Chi naviga in rete, lascia sempre delle tracce. Anche la condivisione di informazioni riguardo a età, musica preferita, marche gradite e quant’altro lascia un’impronta gigantesca, che si traduce in dati forniti su base quotidiana ai giganti della Silicon Valley. Nell’informativa sulla privacy di Facebook (sottoposta a modifiche dall’entrata in vigore del RGPD e dagli ultimi avvenimenti) vi era scritto che Facebook non possiede solamente i diritti di tutte le immagini che pubblicate sulla sua piattaforma, ma anche dei dati di profilo pubblici; praticamente un dossier digitale, che può vendere ai propri partner.
Molti utenti non percepiscono questo come un problema: anzi si stima che circa un quarto degli utenti si rallegri dell’elaborazione dei dati personali per fini pubblicitari, che si traduce in pubblicità personalizzata, poiché queste rendono la ricerca dei beni di consumo sempre più facile.
Tuttavia tutti dovrebbero essere a conoscenza del fatto che l’archiviazione e la vendita dei propri dati comporta sempre il rischio (elevato) che quegli stessi dati finiscano nelle mani di criminali. Tra l’altro gli utenti spesso non hanno idea e men che meno controllo sulla circolazione dei propri dati in rete. Anche il semplice download di un’app garantisce spesso il diritto (senza che magari ci se ne renda conto) di tracciare dati di contatto e dettagli relativi alla connessione Internet. Questi dati fanno particolarmente gola alle aziende, che attraverso la loro vendita possono guadagnare soldi in brevissimo tempo o male che vada utilizzarli per rivolgersi agli utenti in maniera mirata con la pubblicità.
La pubblicità personalizzata è tra l’altro un utilizzo relativamente innocuo dei dati personalizzati: quando i cosiddetti social engineer hanno i vostri dati a propria disposizione, infatti, il pericolo è ben maggiore; essi sono infatti i truffatori della nuova era: i social engineer illudono le proprie vittime di essere in grado di mettere mano ai loro dati o ai loro risparmi. I metodi più utilizzati sono quelli di impadronirsi di una falsa identità così da ottenere la fiducia delle proprie vittime con l’inganno.
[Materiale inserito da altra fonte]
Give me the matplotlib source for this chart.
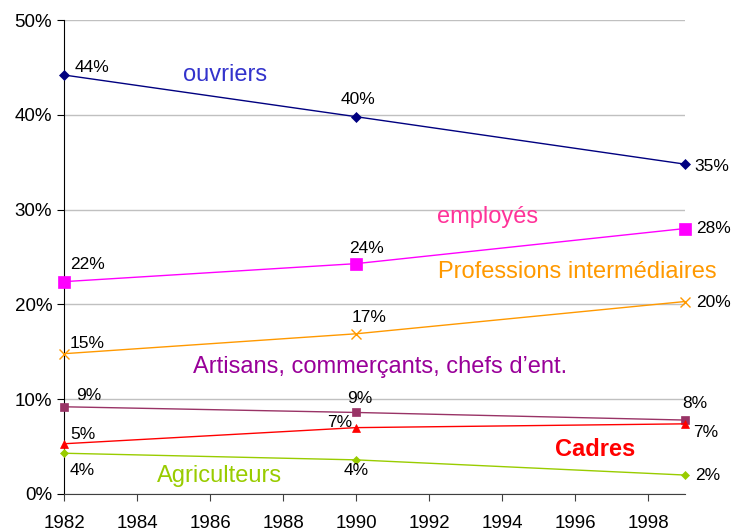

Spesso si presentano come appartenenti a qualche tipo di autorità (ad esempio da incaricati della banca o da membri delle forze dell’ordine) o si spacciano per amici o parenti, hackerando un profilo e scrivendo ai suoi contatti.
Una variante speciale del social engineering è il baiting (letteralmente adescare): il provider richiede i vostri dati di login della casella di posta elettronica in cambio di fantomatici download gratuiti di file di vario tipo, ottenendo così accesso al vostro account. Quid Pro Quo è un metodo con il quale i truffatori danno a intendere di offrire determinate prestazioni di servizi o informazioni, se l’utente segue le loro istruzioni o se fornisce accesso a dei dati tecnici.
Un esempio: il truffatore si finge un’azienda del settore dell’IT che offre una soluzione veloce per falle ricorrenti di un dato sistema; richiede allora alla vittima del caso di disattivare il firewall e di installare un aggiornamento. Questo update si rivela successivamente un virus o uno spyware.
Gli attacchi di phishing puntano invece sulla paura e sulla fiducia che la gente ripone nelle autorità. Ad esempio, per quel che riguarda la forma e il testo, molte e-mail di phishing sono ispirate a quelle di banche o aziende di servizi rinomate. Inoltre presentano collegamenti a siti web che assomigliano a quelli delle istituzioni di cui dicono di fare parte. Se la vittima fornisce i propri dati, questi vengono inoltrati direttamente ai cyber criminali. Un’altra possibilità è quella del furto d’identità, nel qual caso i malfattori si servono dei vostri dati personali per fare acquisti o commettere reati.